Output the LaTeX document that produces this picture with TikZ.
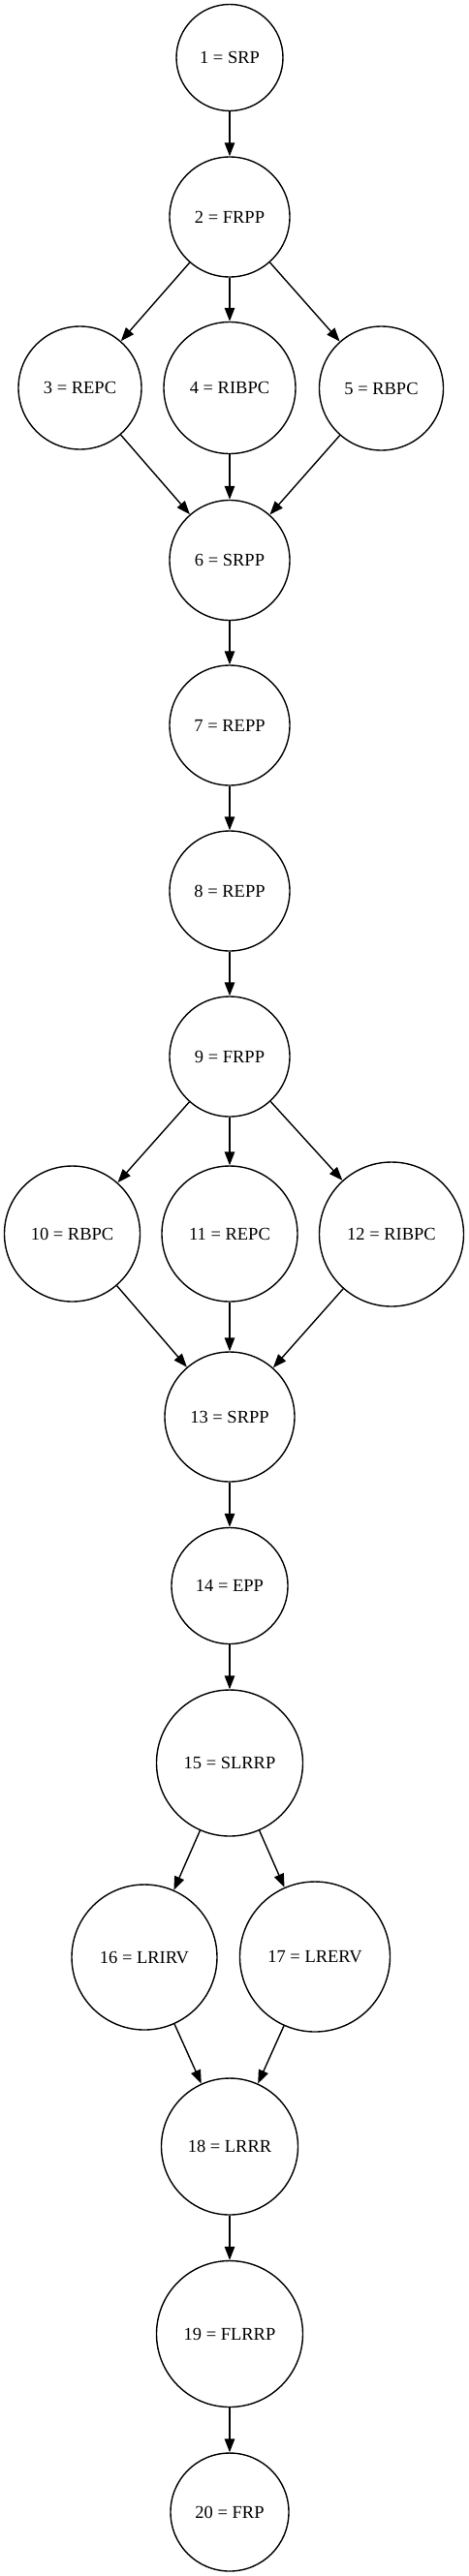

* * *

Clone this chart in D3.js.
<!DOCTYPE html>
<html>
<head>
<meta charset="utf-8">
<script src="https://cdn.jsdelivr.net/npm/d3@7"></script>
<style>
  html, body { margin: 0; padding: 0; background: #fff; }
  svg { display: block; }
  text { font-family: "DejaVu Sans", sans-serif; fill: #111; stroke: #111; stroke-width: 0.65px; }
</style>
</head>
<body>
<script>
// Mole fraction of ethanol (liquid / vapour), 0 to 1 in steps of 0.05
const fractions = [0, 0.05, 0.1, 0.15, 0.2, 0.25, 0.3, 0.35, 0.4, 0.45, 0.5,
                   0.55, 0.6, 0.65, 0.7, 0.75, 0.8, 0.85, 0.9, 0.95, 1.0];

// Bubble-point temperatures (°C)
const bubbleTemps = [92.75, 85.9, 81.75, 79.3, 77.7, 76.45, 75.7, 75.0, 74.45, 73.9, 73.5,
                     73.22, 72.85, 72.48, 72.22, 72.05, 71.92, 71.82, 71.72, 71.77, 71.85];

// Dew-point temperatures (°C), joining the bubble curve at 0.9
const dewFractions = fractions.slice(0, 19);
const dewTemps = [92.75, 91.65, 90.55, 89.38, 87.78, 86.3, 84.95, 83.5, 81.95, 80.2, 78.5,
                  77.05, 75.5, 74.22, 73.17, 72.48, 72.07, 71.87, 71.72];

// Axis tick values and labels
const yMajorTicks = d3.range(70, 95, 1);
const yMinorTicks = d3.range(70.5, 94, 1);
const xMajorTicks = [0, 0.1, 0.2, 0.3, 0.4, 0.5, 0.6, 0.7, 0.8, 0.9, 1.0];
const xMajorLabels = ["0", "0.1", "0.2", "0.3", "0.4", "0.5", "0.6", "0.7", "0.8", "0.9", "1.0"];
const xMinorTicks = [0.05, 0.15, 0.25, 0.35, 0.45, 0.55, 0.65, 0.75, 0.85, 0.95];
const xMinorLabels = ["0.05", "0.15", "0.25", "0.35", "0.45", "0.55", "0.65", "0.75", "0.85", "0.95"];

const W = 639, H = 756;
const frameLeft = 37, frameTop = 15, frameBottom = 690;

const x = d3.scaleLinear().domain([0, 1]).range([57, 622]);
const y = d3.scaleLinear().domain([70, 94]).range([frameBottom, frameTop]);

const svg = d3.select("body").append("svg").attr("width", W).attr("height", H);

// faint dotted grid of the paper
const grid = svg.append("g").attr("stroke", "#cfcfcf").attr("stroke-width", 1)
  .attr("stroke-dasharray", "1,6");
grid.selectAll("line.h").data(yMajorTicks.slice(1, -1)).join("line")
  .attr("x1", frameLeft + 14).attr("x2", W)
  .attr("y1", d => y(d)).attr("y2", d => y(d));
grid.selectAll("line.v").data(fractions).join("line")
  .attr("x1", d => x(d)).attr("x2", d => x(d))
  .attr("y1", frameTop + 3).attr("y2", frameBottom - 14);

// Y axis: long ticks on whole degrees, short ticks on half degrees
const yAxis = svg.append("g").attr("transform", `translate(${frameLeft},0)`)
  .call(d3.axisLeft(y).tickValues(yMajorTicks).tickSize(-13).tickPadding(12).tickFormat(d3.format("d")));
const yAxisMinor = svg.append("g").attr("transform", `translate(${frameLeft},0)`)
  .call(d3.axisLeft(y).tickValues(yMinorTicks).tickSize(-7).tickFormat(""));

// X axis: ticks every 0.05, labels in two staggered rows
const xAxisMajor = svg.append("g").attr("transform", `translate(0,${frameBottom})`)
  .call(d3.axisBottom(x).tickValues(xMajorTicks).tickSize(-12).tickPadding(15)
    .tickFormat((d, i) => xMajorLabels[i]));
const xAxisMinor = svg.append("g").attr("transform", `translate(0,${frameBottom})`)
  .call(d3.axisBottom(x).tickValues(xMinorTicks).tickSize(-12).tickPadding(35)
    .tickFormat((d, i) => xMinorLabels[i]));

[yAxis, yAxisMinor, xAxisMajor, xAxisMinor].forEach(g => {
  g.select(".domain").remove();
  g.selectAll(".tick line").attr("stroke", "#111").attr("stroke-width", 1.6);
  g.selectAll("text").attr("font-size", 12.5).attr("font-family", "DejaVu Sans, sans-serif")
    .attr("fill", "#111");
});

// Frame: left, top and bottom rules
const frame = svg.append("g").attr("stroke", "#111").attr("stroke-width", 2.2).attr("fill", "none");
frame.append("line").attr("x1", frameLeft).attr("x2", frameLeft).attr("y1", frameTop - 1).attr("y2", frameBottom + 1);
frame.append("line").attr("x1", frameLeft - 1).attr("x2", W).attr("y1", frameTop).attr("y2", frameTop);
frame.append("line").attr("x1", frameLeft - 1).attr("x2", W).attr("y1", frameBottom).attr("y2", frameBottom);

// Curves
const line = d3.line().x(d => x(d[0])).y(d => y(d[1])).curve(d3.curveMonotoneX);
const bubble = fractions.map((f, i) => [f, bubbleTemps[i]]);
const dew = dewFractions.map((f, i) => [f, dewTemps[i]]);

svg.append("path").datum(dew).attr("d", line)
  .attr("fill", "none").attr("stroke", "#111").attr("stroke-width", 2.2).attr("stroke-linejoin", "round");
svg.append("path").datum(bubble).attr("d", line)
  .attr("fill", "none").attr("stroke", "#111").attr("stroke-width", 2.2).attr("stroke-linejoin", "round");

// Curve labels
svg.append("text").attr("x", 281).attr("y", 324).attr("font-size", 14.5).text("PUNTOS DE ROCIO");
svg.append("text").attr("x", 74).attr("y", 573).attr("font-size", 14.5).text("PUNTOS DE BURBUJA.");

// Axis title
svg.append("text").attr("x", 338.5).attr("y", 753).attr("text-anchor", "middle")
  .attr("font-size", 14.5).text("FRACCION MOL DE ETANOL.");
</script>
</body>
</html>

■ **AIM OF THE TASK**
In the listing above, find the lines holding the word "this" and copy them.

■ **ANSWER TO THE EXERCISE**
Output the LaTeX document that produces this picture with TikZ.
Clone this chart in D3.js.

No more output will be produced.